We had a fun moment. I'm not a fiber tech or line tech or broadband guy. I just handle the CMTS, and that's where most of my experience sits. I clearly need to expand that.
Someone decided to swap out EDFA's, in order to make "all of them the same," but in the process he put in a high gain device where there should not have been, which screwed all of the levels up on the RF side.
I had him put a 1dB light pad on the output, which dropped the RF on average about 1.82dB, and brought things generally within spec enough for us to carry on.
I'm really wanting to find some sort of guideline or line of math that I can do to figure out what the RF/Light levels should be based off of whatever variables I need.
not the same. your RF power is not equivalent to the light.
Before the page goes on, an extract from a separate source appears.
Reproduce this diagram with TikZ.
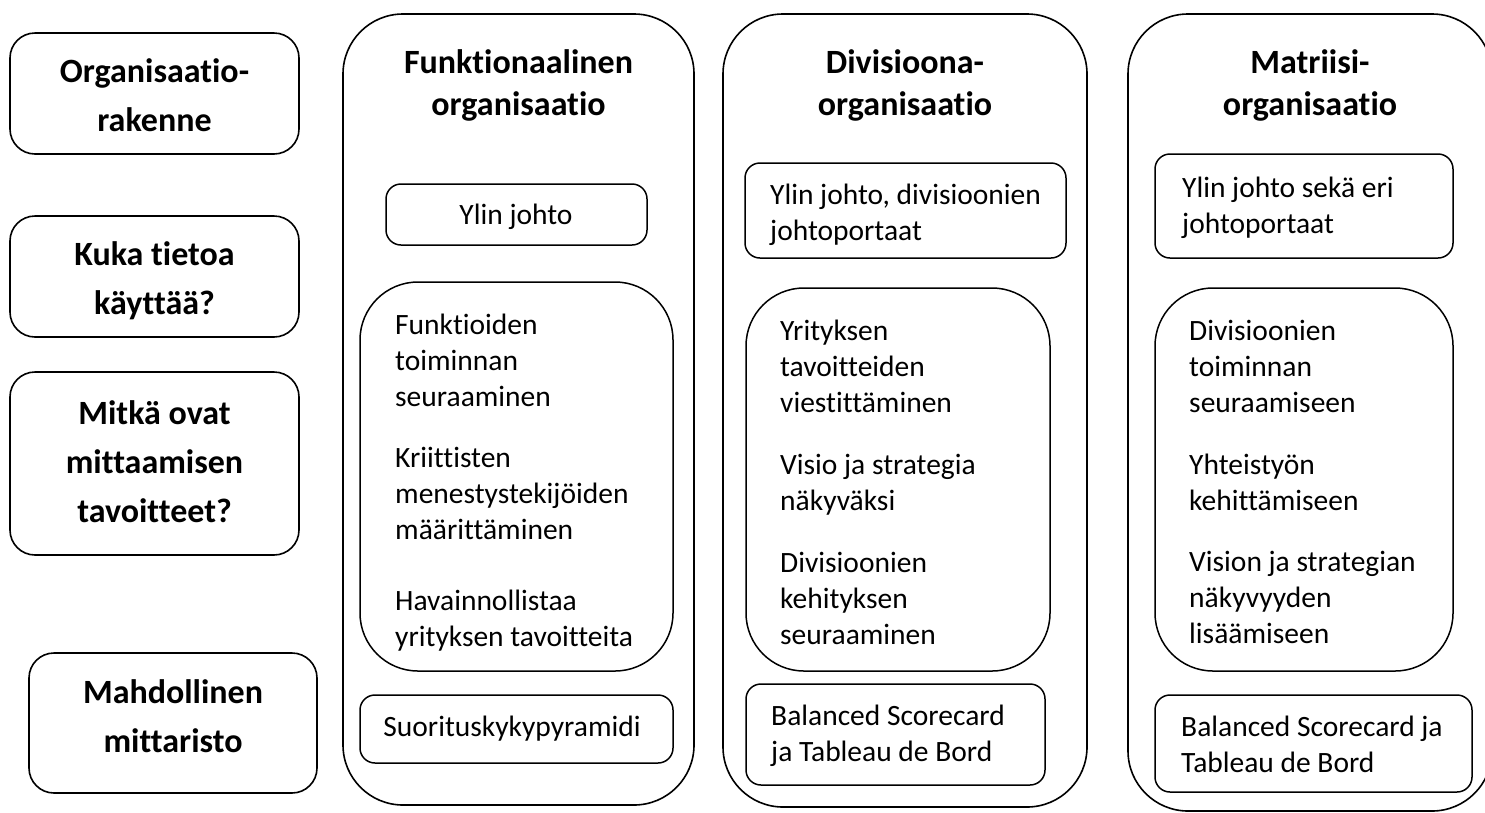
\documentclass[tikz,border=0pt]{standalone}
\usepackage{fontspec}
\setmainfont{Carlito}[Ligatures={NoCommon}]
\usetikzlibrary{fit}
\newcommand\Lines[2][l]{\begin{tabular}[t]{@{}#1@{}}#2\end{tabular}}
\tikzset{
  bigbox/.style={draw, line width=1.6pt, rounded corners=60pt, inner sep=0pt},
  midbox/.style={draw, line width=1.5pt, rounded corners=58pt, inner sep=0pt},
  smallbox/.style={draw, line width=1.5pt, rounded corners=15pt, inner sep=0pt},
  leftbox/.style={draw, line width=1.6pt, rounded corners=25pt, inner sep=0pt},
  body/.style={inner sep=0pt, anchor=base west, font=\fontsize{29.5}{36}\selectfont},
  bodyc/.style={inner sep=0pt, anchor=base, font=\fontsize{29.5}{36}\selectfont},
  head/.style={inner sep=0pt, anchor=base, font=\fontsize{34}{42}\selectfont\bfseries},
  lefthead/.style={inner sep=0pt, anchor=base, font=\fontsize{34}{49}\selectfont\bfseries},
}
\begin{document}
\begin{tikzpicture}[x=1pt, y=-1pt]
\useasboundingbox (0,0) rectangle (1485,812);
\fill[white] (0,0) rectangle (1485,812);

% left column
\node[leftbox, fit={(10,33) (299,154)}] (L1) {};
\node[lefthead] (L1t) at (154.5,82) {\Lines[c]{Organisaatio-\\rakenne}};
\node[leftbox, fit={(10,216) (299,337)}] (L2) {};
\node[lefthead] (L2t) at (154.5,265) {\Lines[c]{Kuka tietoa\\käyttää?}};
\node[leftbox, fit={(10,372) (299,555)}] (L3) {};
\node[lefthead] (L3t) at (154.5,424) {\Lines[c]{Mitkä ovat\\mittaamisen\\tavoitteet?}};
\node[leftbox, fit={(29,653) (317,793)}] (L4) {};
\node[lefthead] (L4t) at (173,703) {\Lines[c]{Mahdollinen\\mittaristo}};

% Funktionaalinen
\node[bigbox, fit={(343,14) (694,805)}] (F) {};
\node[head] (Ft) at (518.5,73) {\Lines[c]{Funktionaalinen\\organisaatio}};
\node[smallbox, fit={(386,184) (647,245)}] (F1) {};
\node[bodyc] (F1t) at (516,224) {Ylin johto};
\node[midbox, fit={(360,282) (673,671)}] (F2) {};
\node[body] (F2a) at (395,334) {\Lines{Funktioiden\\toiminnan\\seuraaminen}};
\node[body] (F2b) at (395,467) {\Lines{Kriittisten\\menestystekijöiden\\määrittäminen}};
\node[body] (F2c) at (395,610) {\Lines{Havainnollistaa\\yrityksen tavoitteita}};
\node[smallbox, fit={(360,695) (673,763)}] (F3) {};
\node[bodyc] (F3t) at (512,736) {Suorituskykypyramidi};

% Divisioona
\node[bigbox, fit={(723,14) (1087,807)}] (D) {};
\node[head] (Dt) at (905,73) {\Lines[c]{Divisioona-\\organisaatio}};
\node[smallbox, fit={(745,163) (1066,258)}] (D1) {};
\node[body] (D1t) at (770,204) {\Lines{Ylin johto, divisioonien\\johtoportaat}};
\node[midbox, fit={(746,288) (1050,671)}] (D2) {};
\node[body] (D2a) at (780,340) {\Lines{Yrityksen\\tavoitteiden\\viestittäminen}};
\node[body] (D2b) at (780,474) {\Lines{Visio ja strategia\\näkyväksi}};
\node[body] (D2c) at (780,572) {\Lines{Divisioonien\\kehityksen\\seuraaminen}};
\node[smallbox, fit={(746,684) (1045,785)}] (D3) {};
\node[body] (D3t) at (771,725) {\Lines{Balanced Scorecard\\ja Tableau de Bord}};

% Matriisi
\node[bigbox, fit={(1128,14) (1492,811)}] (M) {};
\node[head] (Mt) at (1310,73) {\Lines[c]{Matriisi-\\organisaatio}};
\node[smallbox, fit={(1155,154) (1453,258)}] (M1) {};
\node[body] (M1t) at (1182,197) {\Lines{Ylin johto sekä eri\\johtoportaat}};
\node[midbox, fit={(1155,288) (1453,671)}] (M2) {};
\node[body] (M2a) at (1189,340) {\Lines{Divisioonien\\toiminnan\\seuraamiseen}};
\node[body] (M2b) at (1189,474) {\Lines{Yhteistyön\\kehittämiseen}};
\node[body] (M2c) at (1189,571) {\Lines{Vision ja strategian\\näkyvyyden\\lisäämiseen}};
\node[smallbox, fit={(1155,695) (1472,792)}] (M3) {};
\node[body] (M3t) at (1181,736) {\Lines{Balanced Scorecard ja\\Tableau de Bord}};
\end{tikzpicture}
\end{document}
what equipment are you working on and what are you trying to accomplish? The RFOG spec governs acceptable light and RF power levels.
We had a fun moment. I'm not a fiber tech or line tech or broadband guy. I just handle the CMTS, and that's where most of my experience sits. I clearly need to expand that.
Someone decided to swap out EDFA's, in order to make "all of them the same," but in the process he put in a high gain device where there should not have been, which screwed all of the levels up on the RF side.
I had him put a 1dB light pad on the output, which dropped the RF on average about 1.82dB, and brought things generally within spec enough for us to carry on.
I'm really wanting to find some sort of guideline or line of math that I can do to figure out what the RF/Light levels should be based off of whatever variables I need.